Furthermore, for both scientists and philosophers I think a better model would be a hybrid in which it is possible to apply for grants but in which, also, productive researchers could be awarded research money without having to apply for it. Look, V.S. Ramachandran is going to do something interesting with his research money no matter what, right? Philip Kitcher too. Let them spend their time doing what they do best and monitor the funds post facto. Let us all have a certain small amount of money to attend (and sometimes organize) conferences, without our having to manufacture elaborate bureaucratic pleas in advance. The same total funding could go out, with much less time wasted, if grant writing were only for exceptional cases and exceptional expenses.
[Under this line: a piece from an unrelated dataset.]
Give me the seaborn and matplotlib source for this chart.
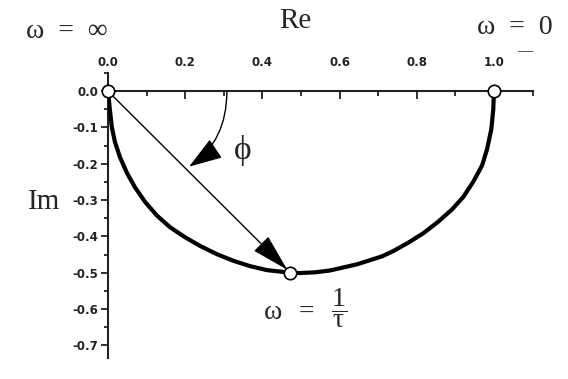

A very different type of reason to resist the increasing academic focus on grant-getting is this: Grant-driven bureaucracy decreases the power of researchers to set their own research agenda and increases the power of the grant agencies to set the agenda. Maybe that's part of what Glymour and Briggle & Frodeman want, since they seem to distrust philosophers' ability to choose worthy topics of research for themselves. But philosophy in particular has often been advanced by people working outside the mainstream, on projects that might not have been seen as valuable by the well-established old-school researchers and administrators that tend to serve on grant committees. In ancient Greece, the sophists were the ones getting grants, while Socrates was fightin the powa.
If you want to apply for grants, terrific! I have no problem with that. Get some good money to do your good work. Organize an interesting conference; fly across the world to thumb through the archives; get some time away from teaching to write your book. Absolutely! But let's not try to push the discipline as a whole more into the grant-getting game than it already is.